Remembering the Day I Changed My Mind About Dr. John F. MacArthur

I remembered back then when all I had learned about Dr. John F. MacArthur was based on slanderous accusations from a Hylestic website that has a lot of heresies that you may have not noticed since it's one huge site. Later I realized something was pretty wrong with the Hyles Foundation especially with one cover-up after the other (though many of the articles there are still useful but I soon figured out Jack Hyles himself taught a watered down repentance) and I apologize to him and his organization for that. The sites accusing Dr. MacArthur of this and that were taking things straight out of context or misrepresenting him. Then I started to analyze Grace to You myself and found out that the first edition of "Hard to Believe" had an erroneous statement made which was later revised. Thank God that the old copy of "Hard to Believe" is gone. 

Some of the critics of Dr. MacArthur believe that he's teaching works salvation. But the more I read through his books (and right now, I'm also listening to Paul Washer's sermons) the more I realize why they are falsely accused of teaching works salvation. Dr. MacArthur himself is a proponent of once saved, always saved while he warns that some people can claim to have it but never had it. What does that mean?
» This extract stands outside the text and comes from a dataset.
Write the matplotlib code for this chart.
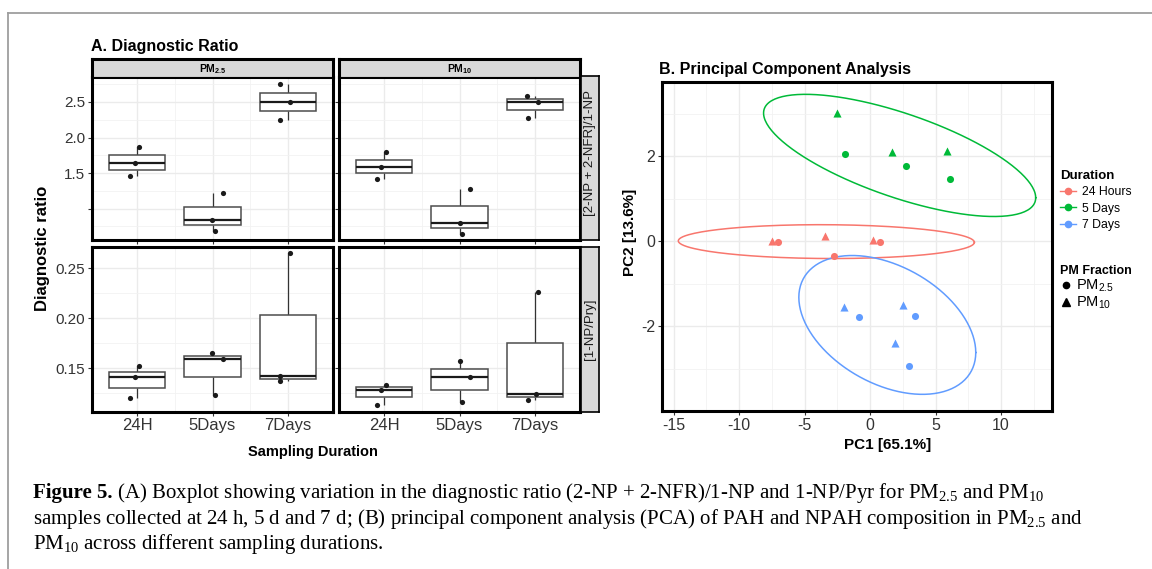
import numpy as np
import matplotlib
matplotlib.use("Agg")
import matplotlib.pyplot as plt
from matplotlib.lines import Line2D

plt.rcParams['font.family'] = ['Liberation Sans', 'DejaVu Sans']
plt.rcParams['mathtext.default'] = 'regular'
plt.rcParams['axes.unicode_minus'] = False

# ---- data: boxplots (3 replicates per duration) ----
durations = ["24H", "5Days", "7Days"]
fractions = ["PM$_{2.5}$", "PM$_{10}$"]
ratio_names = ["[2-NP + 2-NFR]/1-NP", "[1-NP/Pry]"]

nfr_pm25 = [[1.46, 1.64, 1.86], [0.69, 0.84, 1.22], [2.25, 2.50, 2.75]]
nfr_pm10 = [[1.41, 1.58, 1.80], [0.65, 0.80, 1.27], [2.27, 2.50, 2.59]]
pyr_pm25 = [[0.120, 0.141, 0.152], [0.123, 0.1595, 0.165], [0.137, 0.142, 0.265]]
pyr_pm10 = [[0.1135, 0.1284, 0.1335], [0.1156, 0.1406, 0.157], [0.1183, 0.1245, 0.226]]

# horizontal jitter of the points as seen in the figure
jit_nfr_pm25 = [[-0.09, -0.035, 0.03], [0.03, -0.01, 0.14], [-0.10, 0.035, -0.11]]
jit_nfr_pm10 = [[-0.10, -0.045, 0.03], [0.03, 0.0, 0.14], [-0.09, 0.04, -0.10]]
jit_pyr_pm25 = [[-0.09, -0.035, 0.03], [0.03, 0.14, -0.01], [-0.10, -0.11, 0.035]]
jit_pyr_pm10 = [[-0.10, -0.045, 0.03], [0.03, 0.14, 0.0], [-0.09, 0.02, 0.04]]

# ---- data: PCA scores ----
groups = ["24 Hours", "5 Days", "7 Days"]
pc1_24h = [-7.53, -7.04, -3.44, -2.73, 0.23, 0.77]
pc2_24h = [0.01, -0.02, 0.12, -0.35, 0.03, -0.03]
frac_24h = ["PM10", "PM2.5", "PM10", "PM2.5", "PM10", "PM2.5"]
pc1_5d = [-2.53, -1.91, 1.71, 2.73, 5.89, 6.10]
pc2_5d = [3.03, 2.06, 2.09, 1.78, 2.12, 1.46]
frac_5d = ["PM10", "PM2.5", "PM10", "PM2.5", "PM10", "PM2.5"]
pc1_7d = [-2.02, -0.82, 2.55, 3.44, 1.94, 2.98]
pc2_7d = [-1.55, -1.78, -1.51, -1.76, -2.39, -2.93]
frac_7d = ["PM10", "PM2.5", "PM10", "PM2.5", "PM10", "PM2.5"]

colors = ["#F8766D", "#00BA38", "#619CFF"]

W, H = 1152, 569
fig = plt.figure(figsize=(W / 100, H / 100), dpi=100)


def fbox(x0, y0, x1, y1):
    # pixel box (top-left origin) -> figure fraction rect
    return [x0 / W, (H - y1) / H, (x1 - x0) / W, (y1 - y0) / H]


def style_panel(ax):
    ax.set_facecolor("white")
    for s in ax.spines.values():
        s.set_linewidth(2.2)
        s.set_color("black")
    ax.grid(True, which="major", color="#EBEBEB", lw=1.0)
    ax.grid(True, which="minor", color="#F2F2F2", lw=0.6)
    ax.set_axisbelow(True)
    ax.tick_params(which="major", length=3, width=0.8, color="#333333",
                   labelsize=11, labelcolor="#333333", pad=2)
    ax.tick_params(which="minor", length=0)


def draw_box(ax, data, jit):
    for i, vals in enumerate(data):
        v = np.array(vals)
        q1, med, q3 = np.percentile(v, [25, 50, 75])
        lo, hi = v.min(), v.max()
        ax.vlines(i + 1, q3, hi, color="#333333", lw=0.9, zorder=2)
        ax.vlines(i + 1, lo, q1, color="#333333", lw=0.9, zorder=2)
        ax.add_patch(plt.Rectangle((i + 1 - 0.375, q1), 0.75, q3 - q1, facecolor="white",
                                   edgecolor="#4D4D4D", lw=1.1, zorder=3))
        ax.hlines(med, i + 1 - 0.375, i + 1 + 0.375, color="#1A1A1A", lw=1.6, zorder=4)
        ax.scatter(np.full(3, i + 1) + np.array(jit[i]), v, s=14, color="#1A1A1A",
                   zorder=5, linewidths=0)


panels = [
    (nfr_pm25, jit_nfr_pm25, 0, 0), (nfr_pm10, jit_nfr_pm10, 0, 1),
    (pyr_pm25, jit_pyr_pm25, 1, 0), (pyr_pm10, jit_pyr_pm10, 1, 1),
]
col_x = [(92, 333), (339, 580)]
row_y = [(77, 240), (247, 412)]

for data, jit, r, c in panels:
    x0, x1 = col_x[c]
    y0, y1 = row_y[r]
    ax = fig.add_axes(fbox(x0, y0, x1, y1))
    style_panel(ax)
    draw_box(ax, data, jit)
    ax.set_xlim(0.4, 3.6)
    ax.set_xticks([1, 2, 3])
    if r == 0:
        ax.set_ylim(0.56, 2.85)
        ax.set_yticks([1.0, 1.5, 2.0, 2.5])
        ax.set_yticklabels(["", "1.5", "2.0", "2.5"])
        ax.set_yticks([0.75, 1.25, 1.75, 2.25, 2.75], minor=True)
        ax.set_xticklabels([])
    else:
        ax.set_ylim(0.106, 0.271)
        ax.set_yticks([0.15, 0.20, 0.25])
        ax.set_yticklabels(["0.15", "0.20", "0.25"])
        ax.set_yticks([0.125, 0.175, 0.225], minor=True)
        ax.set_xticklabels(durations)
        ax.tick_params(axis="x", labelsize=12, pad=1.5)
    ax.set_xticks([1.5, 2.5], minor=True)
    if c == 1:
        ax.tick_params(axis="y", labelleft=False)
    # top strips
    if r == 0:
        sx = fig.add_axes(fbox(x0, 59, x1, 77))
        sx.set_facecolor("#D9D9D9")
        sx.set_xticks([]); sx.set_yticks([])
        for s in sx.spines.values():
            s.set_linewidth(2.2)
        sx.spines["bottom"].set_linewidth(0.8)
        sx.text(0.5, 0.45, fractions[c], transform=sx.transAxes, ha="center", va="center",
                fontsize=7.5, fontweight="bold")
    # right strips
    if c == 1:
        rx = fig.add_axes(fbox(581, y0 - 1 if r == 0 else y0, 599, y1))
        rx.set_facecolor("#D9D9D9")
        rx.set_xticks([]); rx.set_yticks([])
        for s in rx.spines.values():
            s.set_linewidth(1.2)
        rx.text(0.5, 0.53 if r == 0 else 0.5, ratio_names[r], transform=rx.transAxes,
                ha="center", va="center", rotation=90, fontsize=9.5, color="#1A1A1A")

fig.text(91 / W, 1 - 46 / H, "A. Diagnostic Ratio", fontsize=11.5, fontweight="bold",
         ha="left", va="center")
fig.text(42 / W, 1 - 248 / H, "Diagnostic ratio", fontsize=12, fontweight="bold",
         rotation=90, ha="center", va="center")
fig.text(313 / W, 1 - 452 / H, "Sampling Duration", fontsize=10.5, fontweight="bold",
         ha="center", va="center")


# ---- panel B: PCA ----
def cov_trob(xy, nu=5, maxit=25, tol=0.01):
    n, p = xy.shape
    wt = np.ones(n)
    loc = xy.mean(axis=0)
    w = np.sqrt(wt)
    X = xy - loc
    for _ in range(maxit):
        w0 = w
        X = xy - loc
        _, d, vt = np.linalg.svd(np.sqrt(w / w.sum())[:, None] * X, full_matrices=False)
        wX = X @ vt.T @ np.diag(1 / d)
        Q = (wX ** 2).sum(axis=1)
        w = (wt * (nu + p)) / (nu + Q)
        loc = (w[:, None] * xy).sum(axis=0) / w.sum()
        if np.all(np.abs(w - w0) < tol):
            break
    sx = np.sqrt(w)[:, None] * X
    return loc, sx.T @ sx / wt.sum()


def ellipse_path(x, y, level=0.95, seg=200):
    xy = np.column_stack([x, y])
    center, shape = cov_trob(xy)
    dfd = len(x) - 1
    fq = dfd / 2 * ((1 - level) ** (-2 / dfd) - 1)  # F(2, dfd) quantile
    radius = np.sqrt(2 * fq)
    ang = np.linspace(0, 2 * np.pi, seg + 1)
    circ = np.column_stack([np.cos(ang), np.sin(ang)])
    L = np.linalg.cholesky(shape)
    e = center + radius * circ @ L.T
    return e[:, 0], e[:, 1]


axb = fig.add_axes(fbox(662, 82, 1052, 411))
style_panel(axb)
pca = [(pc1_24h, pc2_24h, frac_24h), (pc1_5d, pc2_5d, frac_5d), (pc1_7d, pc2_7d, frac_7d)]
for (px, py, fr), col in zip(pca, colors):
    ex, ey = ellipse_path(px, py)
    axb.plot(ex, ey, color=col, lw=1.1, zorder=2)
    px, py, fr = np.array(px), np.array(py), np.array(fr)
    m25 = fr == "PM2.5"
    axb.scatter(px[m25], py[m25], marker="o", s=26, color=col, linewidths=0, zorder=3)
    axb.scatter(px[~m25], py[~m25], marker="^", s=34, color=col, linewidths=0, zorder=3)
axb.set_xlim(-15.9, 13.9)
axb.set_ylim(-4.0, 3.75)
axb.set_xticks([-15, -10, -5, 0, 5, 10])
axb.set_xticks([-12.5, -7.5, -2.5, 2.5, 7.5, 12.5], minor=True)
axb.set_yticks([-2, 0, 2])
axb.set_yticks([-3, -1, 1, 3], minor=True)
axb.tick_params(axis="both", labelsize=11.5, pad=2)
axb.set_xlabel("PC1 [65.1%]", fontsize=11, fontweight="bold")
axb.set_ylabel("PC2 [13.6%]", fontsize=11, fontweight="bold")
axb.xaxis.label.set_va("center")
axb.yaxis.label.set_va("center")
axb.xaxis.set_label_coords((888 - 662) / 390, (411 - 445) / 329)
axb.yaxis.set_label_coords((630 - 662) / 390, (411 - 232) / 329)
axb.set_title("B. Principal Component Analysis", fontsize=11.5, fontweight="bold",
              loc="left", x=-0.008, pad=6)

h1 = [Line2D([], [], color=c, marker="o", markersize=4.5, lw=1) for c in colors]
leg1 = fig.legend(h1, groups, loc="upper left", bbox_to_anchor=(1060 / W, 1 - 170 / H),
                  frameon=False, fontsize=8.8, title="Duration", handlelength=1.3,
                  handletextpad=0.5, labelspacing=0.35, borderaxespad=0, borderpad=0)
leg1.get_title().set_fontweight("bold")
leg1.get_title().set_fontsize(9.5)
leg1._legend_box.align = "left"
h2 = [Line2D([], [], color="black", marker="o", markersize=4.5, lw=0),
      Line2D([], [], color="black", marker="^", markersize=5.5, lw=0)]
leg2 = fig.legend(h2, fractions, loc="upper left", bbox_to_anchor=(1060 / W, 1 - 265 / H),
                  frameon=False, fontsize=10.5, title="PM Fraction", handlelength=0.8,
                  handletextpad=0.3, labelspacing=0.05, borderaxespad=0, borderpad=0)
leg2.get_title().set_fontweight("bold")
leg2.get_title().set_fontsize(9)
leg2._legend_box.align = "left"

# ---- page frame and caption ----
fig.add_artist(Line2D([8 / W, 1], [1 - 13 / H, 1 - 13 / H], color="#9E9E9E", lw=1.3))
fig.add_artist(Line2D([8 / W, 8 / W], [0, 1 - 13 / H], color="#9E9E9E", lw=1.3))

serif = ['Liberation Serif', 'DejaVu Serif']
cap_size = 15
renderer = fig.canvas.get_renderer()
lines = [
    ("Figure 5.", " (A) Boxplot showing variation in the diagnostic ratio (2-NP + 2-NFR)/1-NP "
                  "and 1-NP/Pyr for PM$_{2.5}$ and PM$_{10}$"),
    ("", "samples collected at 24 h, 5 d and 7 d; (B) principal component analysis (PCA) "
         "of PAH and NPAH composition in PM$_{2.5}$ and"),
    ("", "PM$_{10}$ across different sampling durations."),
]
ys = [498, 524, 549]
for (bold, rest), yy in zip(lines, ys):
    x = 33 / W
    if bold:
        t = fig.text(x, 1 - yy / H, bold, family=serif, fontsize=cap_size, fontweight="bold",
                     va="baseline")
        bb = t.get_window_extent(renderer)
        x = bb.x1 / W
    fig.text(x, 1 - yy / H, rest, family=serif, fontsize=cap_size, va="baseline")

fig.savefig("out.png", dpi=100)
You can always claim you are once saved, always saved but your lifestyle is far from it. I thought I was an "easy believist" until I realized I can't agree with the whole idea you can get saved and still live like the world. Although Christians may not be 100% sinless, the flesh is still there, some people didn't give their all (Lot, Samson, Solomon) but there's a difference. Remember Lot vexed a lot while he was in Sodom, Samson felt remorse in jail and Solomon wrote Ecclesiastes to express his wasted life - all as proof that they were still believers.
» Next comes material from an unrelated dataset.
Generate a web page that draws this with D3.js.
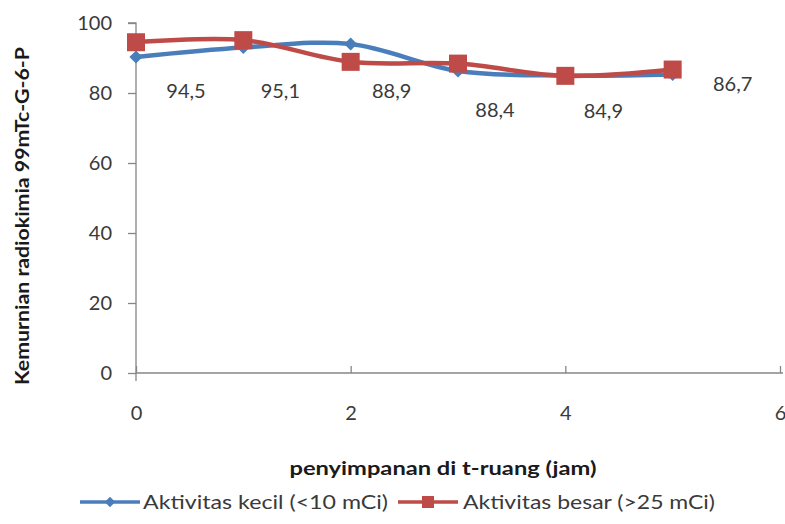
<!DOCTYPE html>
<html><head><meta charset="utf-8">
<script src="https://cdn.jsdelivr.net/npm/d3@7"></script>
<style>body{margin:0;background:#fff}svg{display:block}</style>
</head><body>
<svg id="c" width="785" height="524"></svg>
<script>
const hours = [0, 1, 2, 3, 4, 5];
const kecil = [90.3, 93.0, 94.0, 86.3, 85.0, 85.3];
const besar = [94.5, 95.1, 88.9, 88.4, 84.9, 86.7];
const besarLabels = ["94,5", "95,1", "88,9", "88,4", "84,9", "86,7"];
const xTicks = [0, 2, 4, 6];
const yTicks = [0, 20, 40, 60, 80, 100];
const seriesNames = ["Aktivitas kecil (<10 mCi)", "Aktivitas besar (>25 mCi)"];
const xTitle = "penyimpanan di t-ruang (jam)";
const yTitle = "Kemurnian radiokimia 99mTc-G-6-P";

// layout only: manual data-label offsets (px) as placed in the original
const labelOffsets = [[50, 56], [37, 58], [41, 36], [37, 53], [38, 42], [60, 21]];

const svg = d3.select("#c");
const font = "Lato, 'Open Sans', sans-serif";
const x = d3.scaleLinear().domain([0, 6]).range([136, 780]);
const y = d3.scaleLinear().domain([0, 100]).range([373, 23]);
const axisCol = "#868686";
const textCol = "#3a3a3a";
const blue = "#4A7EBB", red = "#BE4B48";

// y axis
const ya = svg.append("g").attr("transform", "translate(136,0)")
  .call(d3.axisLeft(y).tickValues(yTicks).tickSize(8).tickPadding(16).tickFormat(d3.format("d")));
ya.select(".domain").attr("stroke", axisCol).attr("stroke-width", 1.3).attr("d", "M-8,23H0V381");
ya.selectAll(".tick line").attr("stroke", axisCol).attr("stroke-width", 1.3);
ya.selectAll(".tick text").attr("fill", textCol).style("font-family", font).style("font-size", "20px");

// x axis
const xa = svg.append("g").attr("transform", "translate(0,373)")
  .call(d3.axisBottom(x).tickValues(xTicks).tickSizeInner(-7).tickSizeOuter(0).tickPadding(33).tickFormat(d3.format("d")));
xa.select(".domain").attr("stroke", axisCol).attr("stroke-width", 1.3).attr("d", "M136,0H783");
xa.selectAll(".tick line").attr("stroke", axisCol).attr("stroke-width", 1.3);
xa.selectAll(".tick text").attr("fill", textCol).style("font-family", font).style("font-size", "20px");

// lines
const line = d3.line().x((d, i) => x(hours[i])).y(d => y(d)).curve(d3.curveCatmullRom.alpha(0.5));
svg.append("path").datum(kecil).attr("d", line).attr("fill", "none").attr("stroke", blue).attr("stroke-width", 4.5);
svg.append("path").datum(besar).attr("d", line).attr("fill", "none").attr("stroke", red).attr("stroke-width", 4.5);

// blue diamonds
const dia = d3.symbol().type(d3.symbolDiamond2).size(110);
svg.selectAll(".dk").data(kecil).join("path")
  .attr("transform", (d, i) => `translate(${x(hours[i])},${y(d)})`)
  .attr("d", dia).attr("fill", blue);
// red squares
svg.selectAll(".sb").data(besar).join("rect")
  .attr("x", (d, i) => x(hours[i]) - 9).attr("y", d => y(d) - 9)
  .attr("width", 18).attr("height", 18).attr("fill", red);

// data labels
svg.selectAll(".lb").data(besar).join("text")
  .attr("x", (d, i) => x(hours[i]) + labelOffsets[i][0])
  .attr("y", (d, i) => y(d) + labelOffsets[i][1])
  .attr("text-anchor", "middle").attr("fill", textCol)
  .style("font-family", font).style("font-size", "20px")
  .text((d, i) => besarLabels[i]);

// axis titles
svg.append("text").attr("transform", "translate(29,216) rotate(-90)")
  .attr("text-anchor", "middle").attr("fill", "#1a1a1a")
  .style("font-family", font).style("font-size", "18px").style("font-weight", "bold")
  .attr("textLength", 338).attr("lengthAdjust", "spacingAndGlyphs")
  .text(yTitle);
svg.append("text").attr("x", 443).attr("y", 475)
  .attr("text-anchor", "middle").attr("fill", "#1a1a1a")
  .style("font-family", font).style("font-size", "19px").style("font-weight", "bold")
  .attr("textLength", 307).attr("lengthAdjust", "spacingAndGlyphs")
  .text(xTitle);

// legend
const dia2 = d3.symbol().type(d3.symbolDiamond2).size(70);
const lg = [
  {name: seriesNames[0], col: blue, x0: 80, x1: 140, tx: 143, tw: 245, sym: "d"},
  {name: seriesNames[1], col: red, x0: 398, x1: 458, tx: 463, tw: 252, sym: "s"}
];
lg.forEach(l => {
  svg.append("line").attr("x1", l.x0).attr("x2", l.x1).attr("y1", 502).attr("y2", 502)
    .attr("stroke", l.col).attr("stroke-width", 3.5);
  const cx = (l.x0 + l.x1) / 2;
  if (l.sym === "d") {
    svg.append("path").attr("transform", `translate(${cx},502)`).attr("d", dia2).attr("fill", l.col);
  } else {
    svg.append("rect").attr("x", cx - 6).attr("y", 496).attr("width", 12).attr("height", 12).attr("fill", l.col);
  }
  svg.append("text").attr("x", l.tx).attr("y", 509).attr("fill", textCol)
    .style("font-family", font).style("font-size", "20px")
    .attr("textLength", l.tw).attr("lengthAdjust", "spacingAndGlyphs")
    .text(l.name);
});
</script>
</body></html>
The more I read through Grace to You the more I agree with the definition of repentance. Right now, I still struggle with Calvinism if I should embrace it considering that some teachers that Dr. MacArthur and I endorse weren't Calvinists. Some still endorse non-Calvinistic teachers such as Vernon McGee and Aiden W. Tozer (though I cringe why he refutes Roman Catholicism while liberally quoting some Roman Catholic mystics). I still endorse David W. Cloud (I'm a moderate King James only like he is) remembering how he said he can still embrace a Calvinist as a brethren (if they show signs of true conversion) all the while he's still convinced that Calvinism is error.

Then I decided I should "catch up" and buy some books written by him. I started reading with "Fool's Gold" which was useful insight. I went for "The Gospel According to Jesus", "The Jesus You Can't Ignore" and later "Hard to Believe". I can't read in any one of them were works were require to be saved. When you say salvation is for those who put Christ first place I would dare agree with that. If you depend on your works or you love your sin then you will refuse Christ or accept a wrong christ. The truth is that salvation is free but it can cost you everything you hold dear. How true. How many people today love the world and sin too much that they refuse to be saved. Also, the Gospel isn't mean to be tailored to suit the needs of people but to be promoted as the hard to swallow truth that people must have.